Students Question Death of Princeton Lecturer
Undergraduates ask whether unfair treatment drove Spanish lecturer to suicide
One Friday morning this month, a security guard showed up at the office of Antonio Calvo, a popular Spanish instructor at Princeton University, to escort him from the building. Friends and former colleagues say Calvo was abruptly dismissed from his job, and because he lived in the United States on a temporary visa, he faced a compulsory return to his native Spain.
Four days later, on April 12, he fatally slashed himself in his Manhattan apartment.
Calvo’s suicide has devastated a tight community of scholars and students who so valued his generosity and vivacity that they called him St. Antonio. And on the Princeton campus, private grieving has erupted into public recrimination, with Calvo’s admirers faulting the university for how it handled the episode.
It is unclear what exactly led to Calvo’s hasty departure from the job.
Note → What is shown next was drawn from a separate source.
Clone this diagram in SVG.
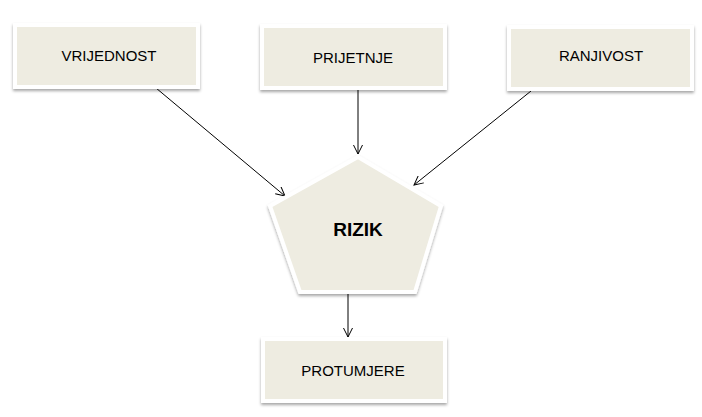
<svg xmlns="http://www.w3.org/2000/svg" width="702" height="417" viewBox="0 0 702 417">
  <defs>
    <filter id="sh" x="-10%" y="-10%" width="120%" height="130%">
      <feDropShadow dx="0" dy="2" stdDeviation="1.5" flood-color="#000" flood-opacity="0.35"/>
    </filter>
    <marker id="arr" viewBox="0 0 10 10" refX="9" refY="5" markerWidth="10" markerHeight="10" markerUnits="userSpaceOnUse" orient="auto">
      <path d="M0,0.5 L9,5 L0,9.5" fill="none" stroke="#000" stroke-width="1"/>
    </marker>
  </defs>
  <style>
    .box { fill: #EEECE1; stroke: #FFFFFF; stroke-width: 4; filter: url(#sh); }
    .lbl { font-family: "Liberation Sans", Arial, sans-serif; font-size: 15px; fill: #000; text-anchor: middle; dominant-baseline: central; }
    .big { font-family: "Liberation Sans", Arial, sans-serif; font-size: 19px; font-weight: bold; fill: #000; text-anchor: middle; dominant-baseline: central; }
    .con { stroke: #000; stroke-width: 1; fill: none; marker-end: url(#arr); }
  </style>
  <rect width="702" height="417" fill="#FFFFFF"/>
  <g id="connectors">
    <line class="con" x1="156" y1="88" x2="285" y2="196"/>
    <line class="con" x1="358" y1="90" x2="358" y2="154"/>
    <line class="con" x1="531" y1="91" x2="414" y2="185"/>
    <line class="con" x1="348" y1="294" x2="348" y2="337"/>
  </g>
  <g id="vrijednost">
    <rect class="box" x="15" y="25" width="183" height="62"/>
    <text class="lbl" x="109" y="55">VRIJEDNOST</text>
  </g>
  <g id="prijetnje">
    <rect class="box" x="262" y="26" width="183" height="62"/>
    <text class="lbl" x="353" y="57">PRIJETNJE</text>
  </g>
  <g id="ranjivost">
    <rect class="box" x="509" y="27" width="183" height="62"/>
    <text class="lbl" x="601" y="55">RANJIVOST</text>
  </g>
  <g id="rizik">
    <polygon class="box" points="358,157 441,206 415,292 300,292 270,206"/>
    <text class="big" x="358" y="229">RIZIK</text>
  </g>
  <g id="protumjere">
    <rect class="box" x="263" y="339" width="182" height="62"/>
    <text class="lbl" x="353" y="370">PROTUMJERE</text>
  </g>
</svg>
Princeton officials said Thursday that he was on leave at the time of his death but declined to provide other details. “To preserve the privacy of our employees, the university does not speak to matters of personnel, which are not public,” a university spokeswoman, Cass Cliatt, said.
Several former colleagues said that Calvo, who as a senior lecturer did not have tenure, was being evaluated for reappointment in the department of Spanish and Portuguese languages and cultures, and that a few graduate students and a fellow lecturer had mounted a campaign to block that renewal. As director of the university’s Spanish language program, Calvo supervised graduate students, who are required to teach undergraduates; the graduate students, his friends said, criticized his management style and singled out comments that they felt were inappropriately harsh.
In one episode earlier this academic year, Calvo told a graduate student that she deserved a slap on the face and slapped his own hands together. In another, he jokingly referred to a student’s private parts in an email, using a common Spanish expression that implores someone to get to work.
Calvo also expressed frustration with the graduate students, who he felt did not take their teaching duties seriously, friends said. Angelina Craig-Florez, a lecturer in Latin American and Iberian cultures at Columbia University, said she last spoke with him at a conference in February.
“He was very upset because he was undergoing a review, which was normal, but some of the graduate students were not following what they had to do,” she said. “Some didn’t even show up to classes that they were teaching, and it’s his responsibility to make sure that the language program runs smoothly.”
Some of Calvo’s undergraduate students complained this week that Princeton had not been forthright with them about his departure or death. They said they were not notified that he had died until three days later, in an email that said simply that Calvo “has passed away.”
James Williams, a sophomore from Pittsburgh who took an advanced Spanish class with Calvo, said that on the Friday the instructor was escorted from the building, the students waited for 30 minutes in the classroom. As they left, they asked the department chairwoman where Calvo was.
“She said he had to leave early today for personal reasons and that he’d be back next week,” Williams recalled.
The day before the suicide, the students again waited for Calvo. After 20 minutes, another professor entered the room and announced that he was taking over the course indefinitely, again citing personal matters that Calvo was attending to.
After class the following week, Williams said, the new professor told him that Calvo had killed himself. Williams has created a Facebook page titled “Justice for Calvo: Forming a Student Response” and scheduled a strategy session for Saturday. “Definitely more questions need to be answered,” he said.
Calvo “never seemed to be the type of person who would commit suicide,” Williams added.
“If there was an indiscretion on his part, this should all be left alone,” he continued. “But if there’s a fault on the part of an individual or group or institution that perhaps treated him unfairly or unethically, that needs to be addressed and actions should be taken.”
At a memorial gathering on Tuesday, students voiced their anger and confusion. “I really want to know more about what happened,” Molly Bagshaw, 19, said. “I want the holes to be filled before I can move on.”
They remembered a lively teacher with a love of colorful shoes and a quick wit. One woman recalled the time that Calvo charmed bartenders in Toledo, Spain, where he oversaw a summer program, into giving his entire class free rounds of drinks. Another student said Calvo would stop students on campus to chat about their lives.
“He had such an energy about him,” Williams said. “He wouldn’t just walk into the classroom. He would bounce.”
Friends of Calvo said the timing of his dismissal put him in a difficult position. Since he was in the country on a work visa sponsored by Princeton, he would have to find another job — and sponsor — quickly.
“Antonio had lived in the United States for over 10 years and made a life for himself in this country,” said Marco Aponte-Moreno, a former lecturer in Spanish at Princeton, who now teaches in England.
“The loss of his job also meant that he would have to leave his life in the U.S. behind.”